╔══

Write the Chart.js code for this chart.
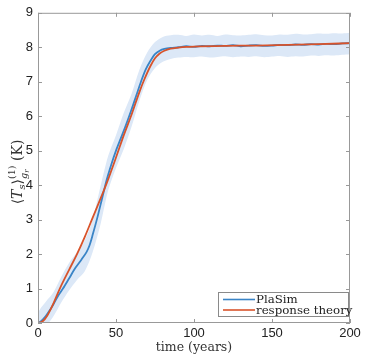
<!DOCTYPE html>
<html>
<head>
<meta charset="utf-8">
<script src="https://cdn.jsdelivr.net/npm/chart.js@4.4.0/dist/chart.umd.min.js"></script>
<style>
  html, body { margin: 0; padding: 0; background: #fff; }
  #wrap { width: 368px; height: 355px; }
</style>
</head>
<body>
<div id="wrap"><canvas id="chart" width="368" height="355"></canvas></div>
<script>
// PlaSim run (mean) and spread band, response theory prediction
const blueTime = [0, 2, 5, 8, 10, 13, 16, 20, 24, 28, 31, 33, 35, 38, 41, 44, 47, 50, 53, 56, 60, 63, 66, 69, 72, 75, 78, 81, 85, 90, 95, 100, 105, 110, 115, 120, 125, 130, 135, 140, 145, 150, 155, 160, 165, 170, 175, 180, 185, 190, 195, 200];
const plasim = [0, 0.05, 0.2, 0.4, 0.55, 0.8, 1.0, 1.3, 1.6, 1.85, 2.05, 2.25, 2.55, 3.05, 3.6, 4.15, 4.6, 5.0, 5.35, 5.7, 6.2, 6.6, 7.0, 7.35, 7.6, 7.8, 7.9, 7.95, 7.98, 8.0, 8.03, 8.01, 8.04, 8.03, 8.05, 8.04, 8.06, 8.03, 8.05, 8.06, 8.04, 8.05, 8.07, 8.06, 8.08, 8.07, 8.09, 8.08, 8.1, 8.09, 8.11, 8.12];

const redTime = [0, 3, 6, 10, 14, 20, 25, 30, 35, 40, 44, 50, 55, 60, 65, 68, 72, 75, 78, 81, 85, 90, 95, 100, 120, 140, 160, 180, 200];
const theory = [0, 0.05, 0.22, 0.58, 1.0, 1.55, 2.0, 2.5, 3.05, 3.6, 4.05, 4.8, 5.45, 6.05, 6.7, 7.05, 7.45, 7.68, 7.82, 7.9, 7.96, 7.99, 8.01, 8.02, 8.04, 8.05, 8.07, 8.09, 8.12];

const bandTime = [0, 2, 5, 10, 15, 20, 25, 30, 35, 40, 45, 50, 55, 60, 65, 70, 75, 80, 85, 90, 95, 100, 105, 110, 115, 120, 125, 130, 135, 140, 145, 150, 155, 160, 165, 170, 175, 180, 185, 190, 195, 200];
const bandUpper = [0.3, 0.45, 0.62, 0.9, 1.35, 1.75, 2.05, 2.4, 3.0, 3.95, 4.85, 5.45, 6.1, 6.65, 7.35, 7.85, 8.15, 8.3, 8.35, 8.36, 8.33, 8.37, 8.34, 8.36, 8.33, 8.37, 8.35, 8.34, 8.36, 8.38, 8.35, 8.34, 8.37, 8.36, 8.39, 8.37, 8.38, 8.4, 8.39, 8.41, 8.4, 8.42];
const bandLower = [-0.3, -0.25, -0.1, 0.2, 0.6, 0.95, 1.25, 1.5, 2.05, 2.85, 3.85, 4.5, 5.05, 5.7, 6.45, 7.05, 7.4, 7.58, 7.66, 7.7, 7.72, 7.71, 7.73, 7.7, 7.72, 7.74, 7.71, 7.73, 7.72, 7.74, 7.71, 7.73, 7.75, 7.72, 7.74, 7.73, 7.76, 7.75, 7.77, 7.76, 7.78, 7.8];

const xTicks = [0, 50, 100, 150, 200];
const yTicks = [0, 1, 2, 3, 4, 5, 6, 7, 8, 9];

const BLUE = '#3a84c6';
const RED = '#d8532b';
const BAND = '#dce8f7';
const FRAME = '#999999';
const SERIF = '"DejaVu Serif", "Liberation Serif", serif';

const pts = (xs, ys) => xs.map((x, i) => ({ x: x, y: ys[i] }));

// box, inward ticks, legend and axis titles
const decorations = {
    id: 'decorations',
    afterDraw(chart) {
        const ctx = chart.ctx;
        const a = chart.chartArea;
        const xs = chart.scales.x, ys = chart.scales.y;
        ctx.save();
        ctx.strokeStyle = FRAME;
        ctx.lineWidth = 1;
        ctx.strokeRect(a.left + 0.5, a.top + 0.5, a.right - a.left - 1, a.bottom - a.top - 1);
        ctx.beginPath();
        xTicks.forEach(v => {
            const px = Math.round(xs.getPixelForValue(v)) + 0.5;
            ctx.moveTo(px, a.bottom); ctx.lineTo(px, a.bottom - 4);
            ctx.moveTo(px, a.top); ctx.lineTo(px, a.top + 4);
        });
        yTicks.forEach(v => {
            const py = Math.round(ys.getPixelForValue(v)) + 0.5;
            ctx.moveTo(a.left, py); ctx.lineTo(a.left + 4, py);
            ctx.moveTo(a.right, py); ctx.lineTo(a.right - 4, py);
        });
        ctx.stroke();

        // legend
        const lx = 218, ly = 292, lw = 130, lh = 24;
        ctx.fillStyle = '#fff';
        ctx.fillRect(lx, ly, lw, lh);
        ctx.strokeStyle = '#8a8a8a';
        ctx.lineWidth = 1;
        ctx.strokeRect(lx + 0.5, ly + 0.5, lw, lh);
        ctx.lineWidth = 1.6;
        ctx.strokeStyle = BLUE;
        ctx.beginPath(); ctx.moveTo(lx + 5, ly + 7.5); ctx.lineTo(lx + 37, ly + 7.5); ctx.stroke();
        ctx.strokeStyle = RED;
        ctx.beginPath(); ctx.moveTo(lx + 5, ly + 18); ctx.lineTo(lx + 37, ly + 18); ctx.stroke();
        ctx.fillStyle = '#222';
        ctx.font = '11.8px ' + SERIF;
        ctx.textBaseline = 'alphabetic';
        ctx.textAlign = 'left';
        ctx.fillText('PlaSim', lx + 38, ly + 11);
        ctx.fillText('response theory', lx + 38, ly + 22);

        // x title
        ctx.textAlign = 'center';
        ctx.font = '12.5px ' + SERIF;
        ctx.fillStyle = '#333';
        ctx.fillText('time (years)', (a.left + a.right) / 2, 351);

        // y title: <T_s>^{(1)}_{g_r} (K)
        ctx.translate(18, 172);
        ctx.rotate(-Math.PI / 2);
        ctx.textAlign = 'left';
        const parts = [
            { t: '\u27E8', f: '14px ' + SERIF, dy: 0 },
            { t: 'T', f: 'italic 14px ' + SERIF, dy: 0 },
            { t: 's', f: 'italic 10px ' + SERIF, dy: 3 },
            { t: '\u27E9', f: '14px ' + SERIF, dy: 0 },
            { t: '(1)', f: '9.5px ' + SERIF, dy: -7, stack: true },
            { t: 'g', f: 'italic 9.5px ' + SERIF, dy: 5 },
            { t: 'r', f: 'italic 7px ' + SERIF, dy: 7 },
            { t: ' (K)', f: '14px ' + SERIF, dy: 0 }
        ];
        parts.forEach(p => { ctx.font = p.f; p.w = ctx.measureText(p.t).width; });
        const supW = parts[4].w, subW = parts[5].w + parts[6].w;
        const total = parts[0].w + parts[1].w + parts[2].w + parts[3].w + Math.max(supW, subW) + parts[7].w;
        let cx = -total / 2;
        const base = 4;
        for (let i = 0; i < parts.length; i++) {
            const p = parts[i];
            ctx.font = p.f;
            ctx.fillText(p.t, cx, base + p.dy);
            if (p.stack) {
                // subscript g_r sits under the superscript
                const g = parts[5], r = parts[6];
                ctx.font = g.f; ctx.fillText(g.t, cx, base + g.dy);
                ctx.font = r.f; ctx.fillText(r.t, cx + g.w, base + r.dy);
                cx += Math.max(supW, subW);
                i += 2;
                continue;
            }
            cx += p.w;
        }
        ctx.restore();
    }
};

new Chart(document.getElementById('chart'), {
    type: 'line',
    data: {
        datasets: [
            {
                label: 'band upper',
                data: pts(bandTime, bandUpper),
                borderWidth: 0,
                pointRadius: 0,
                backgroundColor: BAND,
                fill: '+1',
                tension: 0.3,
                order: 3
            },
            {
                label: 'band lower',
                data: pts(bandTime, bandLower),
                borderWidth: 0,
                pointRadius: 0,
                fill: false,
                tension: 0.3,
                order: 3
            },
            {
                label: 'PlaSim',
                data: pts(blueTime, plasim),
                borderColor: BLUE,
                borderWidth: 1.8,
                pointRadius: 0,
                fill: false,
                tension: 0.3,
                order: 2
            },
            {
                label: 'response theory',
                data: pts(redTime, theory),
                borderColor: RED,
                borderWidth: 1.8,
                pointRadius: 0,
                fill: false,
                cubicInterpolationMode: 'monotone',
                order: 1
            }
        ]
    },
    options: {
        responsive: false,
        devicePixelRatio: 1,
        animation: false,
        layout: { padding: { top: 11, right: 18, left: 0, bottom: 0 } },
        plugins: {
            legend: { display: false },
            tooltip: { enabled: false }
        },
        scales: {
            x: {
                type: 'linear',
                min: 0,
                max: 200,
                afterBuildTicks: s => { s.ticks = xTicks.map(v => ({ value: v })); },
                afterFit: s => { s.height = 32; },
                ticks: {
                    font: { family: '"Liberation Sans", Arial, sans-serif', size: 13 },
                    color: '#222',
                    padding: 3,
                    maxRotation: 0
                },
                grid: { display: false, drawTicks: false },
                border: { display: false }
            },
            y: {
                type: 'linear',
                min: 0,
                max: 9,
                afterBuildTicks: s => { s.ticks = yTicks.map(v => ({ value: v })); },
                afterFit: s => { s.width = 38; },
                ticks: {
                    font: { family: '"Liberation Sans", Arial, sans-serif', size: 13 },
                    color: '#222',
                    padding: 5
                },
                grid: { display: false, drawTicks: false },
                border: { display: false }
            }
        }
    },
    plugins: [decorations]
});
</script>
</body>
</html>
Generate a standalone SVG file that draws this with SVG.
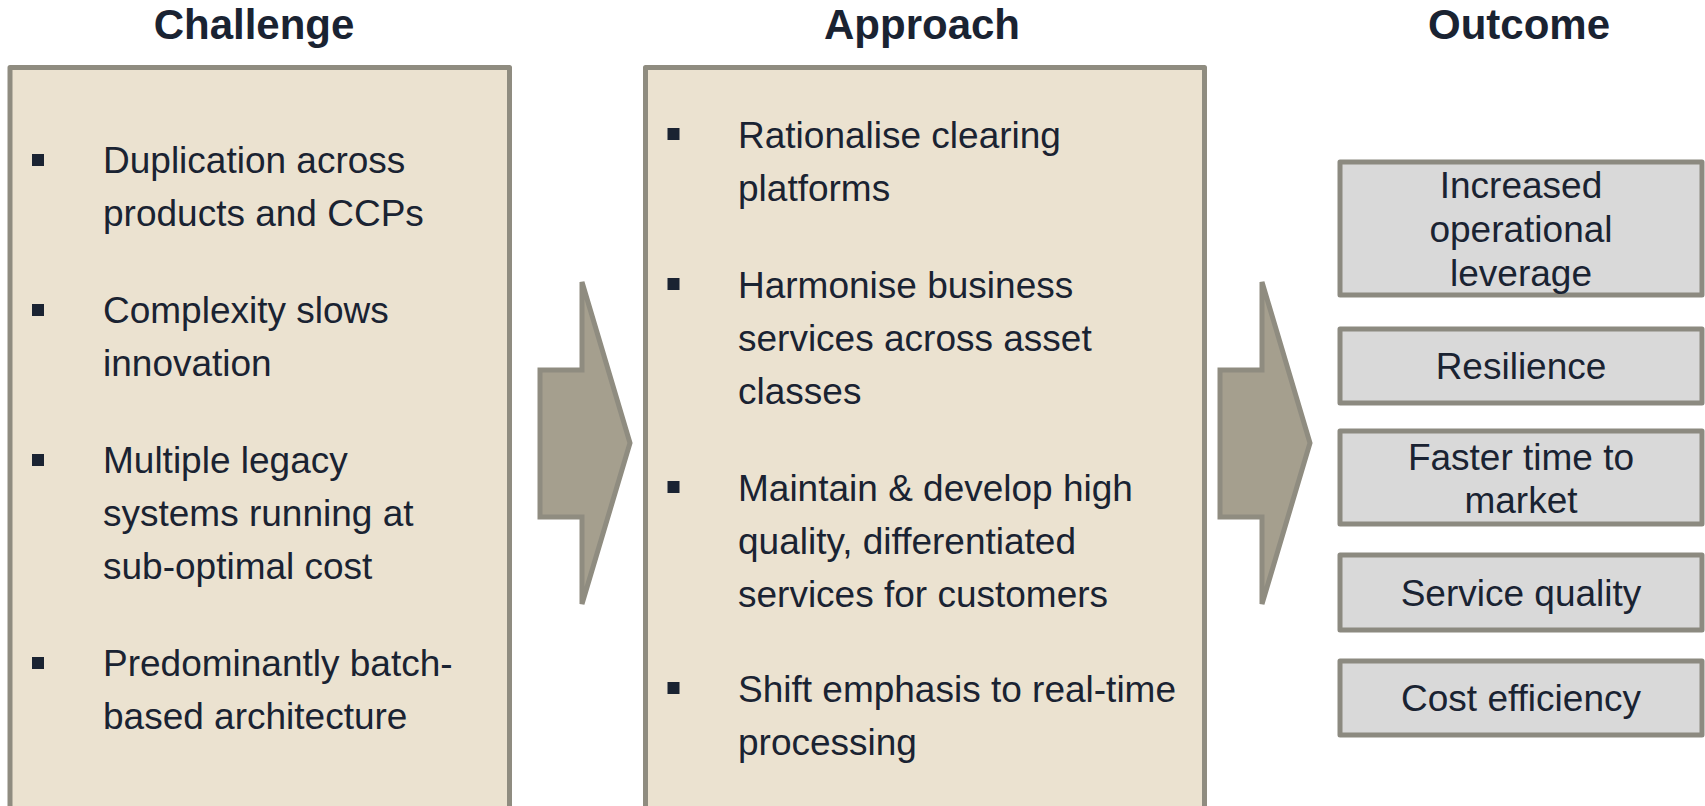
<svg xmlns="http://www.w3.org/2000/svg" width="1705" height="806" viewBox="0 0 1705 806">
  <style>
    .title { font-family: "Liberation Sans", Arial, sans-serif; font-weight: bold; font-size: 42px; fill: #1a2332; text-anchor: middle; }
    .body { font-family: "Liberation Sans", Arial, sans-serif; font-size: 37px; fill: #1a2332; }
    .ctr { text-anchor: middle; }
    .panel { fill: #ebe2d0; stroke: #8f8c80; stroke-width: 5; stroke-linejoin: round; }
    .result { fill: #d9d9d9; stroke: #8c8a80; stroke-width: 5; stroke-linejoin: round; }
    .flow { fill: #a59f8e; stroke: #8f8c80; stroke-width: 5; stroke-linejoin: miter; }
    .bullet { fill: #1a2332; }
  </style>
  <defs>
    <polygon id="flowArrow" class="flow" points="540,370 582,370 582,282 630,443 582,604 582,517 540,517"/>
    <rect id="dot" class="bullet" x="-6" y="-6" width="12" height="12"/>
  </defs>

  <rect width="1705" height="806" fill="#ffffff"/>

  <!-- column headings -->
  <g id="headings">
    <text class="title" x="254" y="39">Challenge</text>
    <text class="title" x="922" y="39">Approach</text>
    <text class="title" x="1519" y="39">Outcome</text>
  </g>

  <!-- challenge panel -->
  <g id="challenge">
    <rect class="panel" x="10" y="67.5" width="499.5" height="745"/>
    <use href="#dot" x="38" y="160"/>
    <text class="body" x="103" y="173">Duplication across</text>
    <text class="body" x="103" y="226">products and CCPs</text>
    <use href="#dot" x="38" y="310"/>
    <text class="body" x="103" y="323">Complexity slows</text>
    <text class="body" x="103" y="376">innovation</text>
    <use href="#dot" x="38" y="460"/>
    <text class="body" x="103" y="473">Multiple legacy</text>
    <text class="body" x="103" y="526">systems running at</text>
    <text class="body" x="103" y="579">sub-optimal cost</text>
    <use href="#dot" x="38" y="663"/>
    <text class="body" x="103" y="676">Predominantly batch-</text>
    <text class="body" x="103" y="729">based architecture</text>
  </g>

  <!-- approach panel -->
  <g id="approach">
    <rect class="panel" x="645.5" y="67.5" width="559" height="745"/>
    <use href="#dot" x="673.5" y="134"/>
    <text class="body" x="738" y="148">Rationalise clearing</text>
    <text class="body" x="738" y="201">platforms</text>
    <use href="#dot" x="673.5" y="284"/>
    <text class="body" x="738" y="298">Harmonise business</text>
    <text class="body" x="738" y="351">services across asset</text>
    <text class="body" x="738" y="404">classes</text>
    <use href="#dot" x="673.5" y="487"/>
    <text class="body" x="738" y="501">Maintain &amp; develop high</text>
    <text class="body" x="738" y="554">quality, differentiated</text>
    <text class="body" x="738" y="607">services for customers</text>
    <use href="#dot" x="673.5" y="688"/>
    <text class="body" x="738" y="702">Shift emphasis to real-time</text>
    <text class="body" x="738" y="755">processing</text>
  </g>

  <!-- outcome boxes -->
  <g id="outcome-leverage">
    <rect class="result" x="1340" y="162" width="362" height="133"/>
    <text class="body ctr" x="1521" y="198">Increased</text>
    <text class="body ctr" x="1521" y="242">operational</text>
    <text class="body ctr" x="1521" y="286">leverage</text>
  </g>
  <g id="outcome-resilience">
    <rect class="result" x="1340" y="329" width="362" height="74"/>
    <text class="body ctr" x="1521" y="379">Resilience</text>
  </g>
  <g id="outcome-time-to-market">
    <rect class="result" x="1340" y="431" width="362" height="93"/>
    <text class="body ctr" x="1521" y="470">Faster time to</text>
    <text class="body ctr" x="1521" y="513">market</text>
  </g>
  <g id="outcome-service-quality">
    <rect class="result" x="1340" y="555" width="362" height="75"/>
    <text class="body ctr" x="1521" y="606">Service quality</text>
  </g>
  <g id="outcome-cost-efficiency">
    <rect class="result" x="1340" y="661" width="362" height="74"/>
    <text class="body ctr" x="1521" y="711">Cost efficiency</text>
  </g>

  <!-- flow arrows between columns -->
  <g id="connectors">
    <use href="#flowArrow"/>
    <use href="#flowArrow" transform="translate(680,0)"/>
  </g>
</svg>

╚══

*What you have to do*.
State how many lines in the entries above include the word "chart"; reply with the number alone.

*Correct output*.
8